Each line containing the word "this" needs to be copied.
══════════
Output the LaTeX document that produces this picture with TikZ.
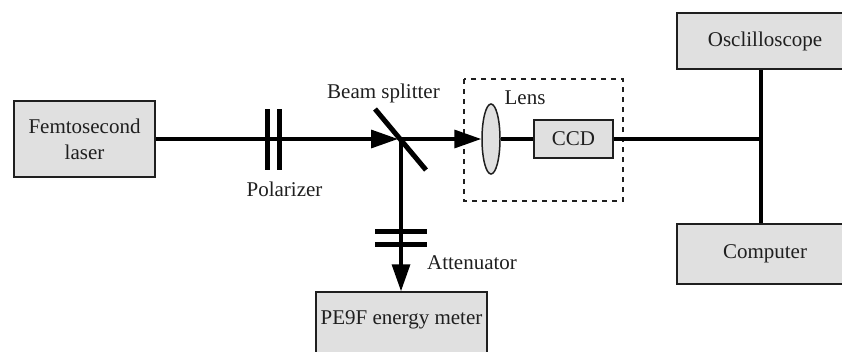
\documentclass[tikz,border=0pt]{standalone}
\usepackage{fontspec}
\setmainfont{Liberation Serif}
\usetikzlibrary{arrows.meta,shapes.geometric}
\definecolor{boxgray}{gray}{0.88}
\definecolor{ink}{gray}{0.12}
\tikzset{
  x=1pt,y=-1pt,
  box/.style={draw=ink,line width=1.5pt,fill=boxgray,text=ink,font=\fontsize{21}{26}\selectfont,align=center,inner sep=0pt,anchor=center},
  lab/.style={text=ink,font=\fontsize{21}{26}\selectfont,inner sep=0pt},
  beam/.style={draw=black,line width=3.4pt},
  optic/.style={draw=black,line width=5pt},
  ray/.style={beam,-{Triangle[length=27pt,width=18pt]}},
  dashbox/.style={draw=ink,line width=1.5pt,dash pattern=on 5pt off 5pt},
  lens/.style={draw=ink,line width=1.5pt,fill=boxgray,ellipse,minimum width=18pt,minimum height=70pt,inner sep=0pt}
}
\begin{document}
\begin{tikzpicture}
\useasboundingbox (0,0) rectangle (842,351);
\clip (0,0) rectangle (842,351);
\draw[dashbox] (464,79) rectangle (623,201);
% boxes
\node[box,minimum width=141pt,minimum height=76pt] (laser) at (84.5,139) {Femtosecond\\laser};
\node[box,minimum width=176pt,minimum height=56pt] (osc) at (765,41) {Osclilloscope};
\node[box,minimum width=176pt,minimum height=60pt] (comp) at (765,254) {Computer};
\node[box,minimum width=171pt,minimum height=90pt] (meter) at (401.5,337) {};
\node[lab] (meterlab) at (401.5,320) {PE9F energy meter};
\node[box,minimum width=79pt,minimum height=38pt] (ccd) at (573.5,139) {CCD};
\node[lens] (lensn) at (491,139) {};
% junction points
\coordinate (split) at (401,139);
\coordinate (hit) at (398,139);
\coordinate (pa) at (267,109); \coordinate (pb) at (267,170);
\coordinate (qa) at (279,109); \coordinate (qb) at (279,170);
\coordinate (sa) at (375,109); \coordinate (sb) at (426,170);
\coordinate (aa) at (375,231); \coordinate (ab) at (427,231);
\coordinate (ba) at (375,244); \coordinate (bb) at (427,244);
\coordinate (bus) at (761,139);
% beams
\draw[ray] (laser.east) -- (hit);
\draw[ray] (split) -- (lensn.west);
\draw[beam] (lensn.east) -- (ccd.west);
\draw[beam] (ccd.east) -- (bus);
\draw[ray] (split) -- (split |- meter.north);
\draw[beam] (bus |- osc.south) -- (bus |- comp.north);
% optics
\draw[optic] (pa) -- (pb);
\draw[optic] (qa) -- (qb);
\draw[optic] (sa) -- (sb);
\draw[optic] (aa) -- (ab);
\draw[optic] (ba) -- (bb);
% labels
\node[lab] (l1) at (284.5,189) {Polarizer};
\node[lab] (l2) at (383.5,93) {Beam splitter};
\node[lab] (l3) at (472,263) {Attenuator};
\node[lab] (l4) at (525,98) {Lens};
\end{tikzpicture}
\end{document}
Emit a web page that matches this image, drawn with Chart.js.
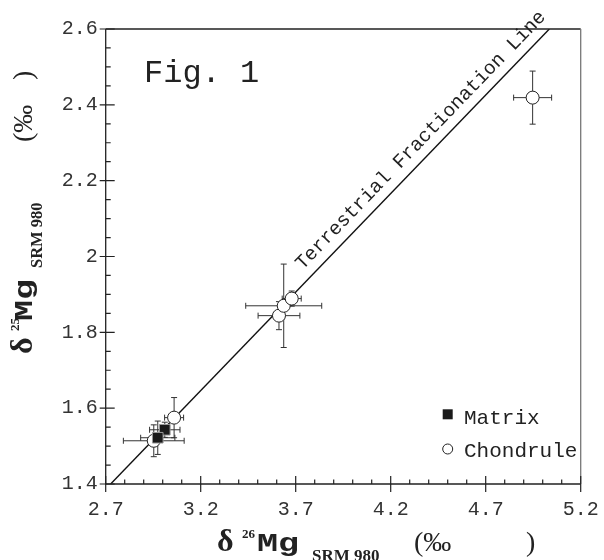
<!DOCTYPE html>
<html><head><meta charset="utf-8">
<script src="https://cdn.jsdelivr.net/npm/chart.js@4"></script>
<style>html,body{margin:0;padding:0;background:#fff;} #wrap{width:604px;height:560px;}</style>
</head><body><div id="wrap"><canvas id="c" width="604" height="560"></canvas></div>
<script>
// ---- data ----
const matrixX = [3.011, 2.974];
const matrixY = [1.543, 1.522];
const matrixXErr = [0.08, 0.09];
const matrixYErr = [0.02, 0.044];
const chondruleX = [2.953, 3.060, 3.612, 3.637, 3.679, 4.947];
const chondruleY = [1.514, 1.575, 1.844, 1.870, 1.889, 2.419];
const chondruleXErr = [0.16, 0.05, 0.11, 0.20, 0.05, 0.10];
const chondruleYErr = [0.042, 0.053, 0.037, 0.11, 0.02, 0.07];
const tflX = [2.726, 5.035];
const tflY = [1.4, 2.6];
const xTickValues = [2.7, 3.2, 3.7, 4.2, 4.7, 5.2];
const xTickLabels = ['2.7', '3.2', '3.7', '4.2', '4.7', '5.2'];
const yTickValues = [1.4, 1.6, 1.8, 2.0, 2.2, 2.4, 2.6];
const yTickLabels = ['1.4', '1.6', '1.8', '2', '2.2', '2.4', '2.6'];
const seriesNames = ['Matrix', 'Chondrule'];
const figLabel = 'Fig. 1';
const lineLabel = 'Terrestrial Fractionation Line';

const MONO = '"Liberation Mono", "DejaVu Sans Mono", monospace';
const SERIF = '"Liberation Serif", "DejaVu Serif", serif';
const INK = '#222';

const toPts = (X, Y) => X.map((x, i) => ({x: x, y: Y[i]}));

const errorBars = {
  id: 'errorBars',
  beforeDatasetsDraw(chart) {
    const ctx = chart.ctx, xs = chart.scales.x, ys = chart.scales.y;
    ctx.save();
    ctx.strokeStyle = '#333';
    ctx.lineWidth = 1;
    const cap = 3;
    const draw = (X, Y, EX, EY) => {
      for (let i = 0; i < X.length; i++) {
        const px = xs.getPixelForValue(X[i]), py = ys.getPixelForValue(Y[i]);
        const x1 = xs.getPixelForValue(X[i] - EX[i]), x2 = xs.getPixelForValue(X[i] + EX[i]);
        const y1 = ys.getPixelForValue(Y[i] - EY[i]), y2 = ys.getPixelForValue(Y[i] + EY[i]);
        ctx.beginPath();
        ctx.moveTo(x1, py); ctx.lineTo(x2, py);
        ctx.moveTo(x1, py - cap); ctx.lineTo(x1, py + cap);
        ctx.moveTo(x2, py - cap); ctx.lineTo(x2, py + cap);
        ctx.moveTo(px, y1); ctx.lineTo(px, y2);
        ctx.moveTo(px - cap, y1); ctx.lineTo(px + cap, y1);
        ctx.moveTo(px - cap, y2); ctx.lineTo(px + cap, y2);
        ctx.stroke();
      }
    };
    draw(chondruleX, chondruleY, chondruleXErr, chondruleYErr);
    draw(matrixX, matrixY, matrixXErr, matrixYErr);
    ctx.restore();
  }
};

function txt(ctx, s, x, y, font, sx) {
  ctx.save();
  ctx.font = font;
  ctx.translate(x, y);
  if (sx) ctx.scale(sx, 1);
  ctx.fillText(s, 0, 0);
  ctx.restore();
}

function axisTitle(ctx, sup, pos, subSize) {
  ctx.fillStyle = INK;
  ctx.textBaseline = 'alphabetic';
  ctx.textAlign = 'left';
  txt(ctx, 'δ', pos[0], 0, 'bold 32px ' + SERIF);
  txt(ctx, sup, pos[1], -13, 'bold 13px ' + SERIF);
  txt(ctx, 'Mg', pos[2], 0, 'bold 26px ' + MONO, 1.35);
  txt(ctx, 'SRM 980', pos[3], 10, 'bold ' + subSize + 'px ' + SERIF);
  txt(ctx, '(‰', pos[4], 0, '28px ' + SERIF);
  txt(ctx, ')', pos[5], 0, '28px ' + SERIF);
}

const decor = {
  id: 'decor',
  afterDraw(chart) {
    const ctx = chart.ctx, a = chart.chartArea, xs = chart.scales.x, ys = chart.scales.y;
    ctx.save();
    // frame
    ctx.lineWidth = 1.3;
    ctx.strokeStyle = INK;
    ctx.beginPath();
    ctx.moveTo(a.left, a.top); ctx.lineTo(a.right, a.top);
    ctx.moveTo(a.left, a.top); ctx.lineTo(a.left, a.bottom); ctx.lineTo(a.right, a.bottom);
    ctx.stroke();
    ctx.strokeStyle = '#777';
    ctx.beginPath();
    ctx.moveTo(a.right, a.top); ctx.lineTo(a.right, a.bottom);
    ctx.stroke();
    // ticks
    ctx.strokeStyle = INK;
    ctx.lineWidth = 1.2;
    ctx.beginPath();
    for (let v = 0; v <= 25; v++) {
      const x = xs.getPixelForValue(2.7 + v * 0.1);
      if (v % 5 === 0) { ctx.moveTo(x, a.bottom - 8); ctx.lineTo(x, a.bottom + 8); }
      else { ctx.moveTo(x, a.bottom - 4.5); ctx.lineTo(x, a.bottom); }
    }
    for (let v = 0; v <= 24; v++) {
      const y = ys.getPixelForValue(1.4 + v * 0.05);
      if (v % 4 === 0) { ctx.moveTo(a.left - 6, y); ctx.lineTo(a.left + 9, y); }
      else { ctx.moveTo(a.left, y); ctx.lineTo(a.left + 5, y); }
    }
    ctx.stroke();

    // Fig. 1
    ctx.fillStyle = INK;
    ctx.textAlign = 'left';
    ctx.textBaseline = 'alphabetic';
    txt(ctx, figLabel, 144, 82, '32px ' + MONO);

    // line label
    const p1x = xs.getPixelForValue(tflX[0]), p1y = ys.getPixelForValue(tflY[0]);
    const p2x = xs.getPixelForValue(tflX[1]), p2y = ys.getPixelForValue(tflY[1]);
    const ang = Math.atan2(p2y - p1y, p2x - p1x);
    const t = (3.775 - tflX[0]) / (tflX[1] - tflX[0]);
    ctx.save();
    ctx.translate(p1x + t * (p2x - p1x), p1y + t * (p2y - p1y));
    ctx.rotate(ang);
    ctx.font = '19.5px ' + MONO;
    ctx.fillText(lineLabel, 0, -10);
    ctx.restore();

    // legend
    ctx.fillStyle = '#1a1a1a';
    ctx.fillRect(442.7, 409.3, 10, 10);
    ctx.strokeStyle = '#222';
    ctx.lineWidth = 1;
    ctx.beginPath();
    ctx.arc(447.7, 449, 5, 0, Math.PI * 2);
    ctx.stroke();
    ctx.fillStyle = INK;
    txt(ctx, seriesNames[0], 464, 424, '21px ' + MONO);
    txt(ctx, seriesNames[1], 464, 457, '21px ' + MONO);

    // x title
    ctx.save();
    ctx.translate(0, 551);
    axisTitle(ctx, '26', [217, 242, 257, 312, 414, 526], 17);
    ctx.restore();
    // y title
    ctx.save();
    ctx.translate(32, 354);
    ctx.rotate(-Math.PI / 2);
    axisTitle(ctx, '25', [0, 23, 33, 86, 212, 274], 16.5);
    ctx.restore();

    ctx.restore();
  }
};

new Chart(document.getElementById('c'), {
  type: 'scatter',
  data: {
    datasets: [
      {label: seriesNames[0], data: toPts(matrixX, matrixY), pointStyle: 'rect', pointRadius: 7.5,
       backgroundColor: '#1a1a1a', borderColor: '#999', borderWidth: 1, order: 0},
      {label: seriesNames[1], data: toPts(chondruleX, chondruleY), pointStyle: 'circle', pointRadius: 6.5,
       backgroundColor: '#fff', borderColor: '#222', borderWidth: 1, order: 1},
      {label: lineLabel, type: 'line', data: toPts(tflX, tflY), showLine: true, pointRadius: 0,
       borderColor: '#111', borderWidth: 1.4, fill: false, order: 2}
    ]
  },
  options: {
    responsive: false,
    animation: false,
    layout: {padding: {left: 0, top: 29, right: 23.3, bottom: 0}},
    plugins: {legend: {display: false}, tooltip: {enabled: false}},
    scales: {
      x: {
        type: 'linear', min: 2.7, max: 5.2,
        grid: {display: false, drawTicks: false},
        border: {display: false},
        afterBuildTicks: s => { s.ticks = xTickValues.map(v => ({value: v})); },
        afterFit: s => { s.height = 76; s.paddingLeft = 0; s.paddingRight = 0; },
        ticks: {autoSkip: false, maxRotation: 0, padding: 14, color: '#333',
                font: {family: MONO, size: 20},
                callback: (v, i) => xTickLabels[i]}
      },
      y: {
        type: 'linear', min: 1.4, max: 2.6,
        grid: {display: false, drawTicks: false},
        border: {display: false},
        afterBuildTicks: s => { s.ticks = yTickValues.map(v => ({value: v})); },
        afterFit: s => { s.width = 105.7; s.paddingTop = 0; s.paddingBottom = 0; },
        ticks: {autoSkip: false, padding: 8, color: '#333',
                font: {family: MONO, size: 20},
                callback: (v, i) => yTickLabels[i]}
      }
    }
  },
  plugins: [errorBars, decor]
});
</script>
</body></html>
══════════
▶ _Output_
Output the LaTeX document that produces this picture with TikZ.
Emit a web page that matches this image, drawn with Chart.js.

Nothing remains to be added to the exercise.